Las raras tramas cortazarianas, que más rápido que pronto aprendimos a mirar de frente como si a esos ojos los conociéramos desde siempre, invitan a indagar en nuestra ignorancia. Es difícil que con los cuentos del autor muerto en el febrero bisiesto de 1984 la pasemos mal. Por otra parte, la inteligencia agradece que no haya escrito sus historias dividas ‘en partes’ —ni siquiera Historias de Cronopios y de Famas, apabullante ejercicio de libre albedrío de principio a fin—, como la caprichosa distribución de Netflix hoy en día, plataforma que divide las temporadas de las series arruinando la continuidad del relato. En las de Cortázar, relatos de largo aliento para pasar una temporada en el pensamiento, el ímpetu interior nos lleva a buen puerto, a través de tsunamis y marejadas puestos en lugares estratégicos del relato, para hacer de la llegada al punto final un momento supremo, de magia con vocales.

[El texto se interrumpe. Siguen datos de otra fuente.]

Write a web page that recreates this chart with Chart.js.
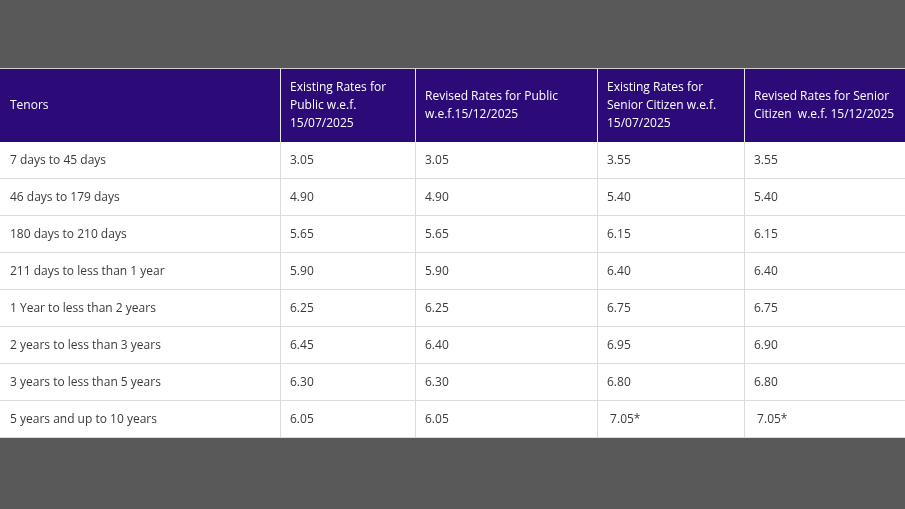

En extraños tiempos de crisis —¿es que acaso hubo alguna época librada de horrores y suplicios? — en los que son cada vez más quienes pretenden ser escritores, y muchos de ellos quieren serlo sin leer —actividad que consideran una pérdida de tiempo, tiempo que podrían dedicarles a las redes sociales o a los videojuegos—, la literatura de Julio en verano debería ser fuente de recursos espirituales a la cual recurrir en situaciones de entrega a la mente, trabajando a tope y con el lenguaje a favor. Sus libros siguen en la vuelta, reeditados, en anaqueles del universo, dejando en claro que continúan estando por las dudas, aunque no todos hayan envejecido bien. Pero, bueno, tampoco hay que andarle buscando la quinta pata al gato. Hasta los menos inspirados, en algunos pasajes siguen siendo libros tan notables como abrir una ventana temprano en la mañana para saber que la vida sigue estando, y nosotros también.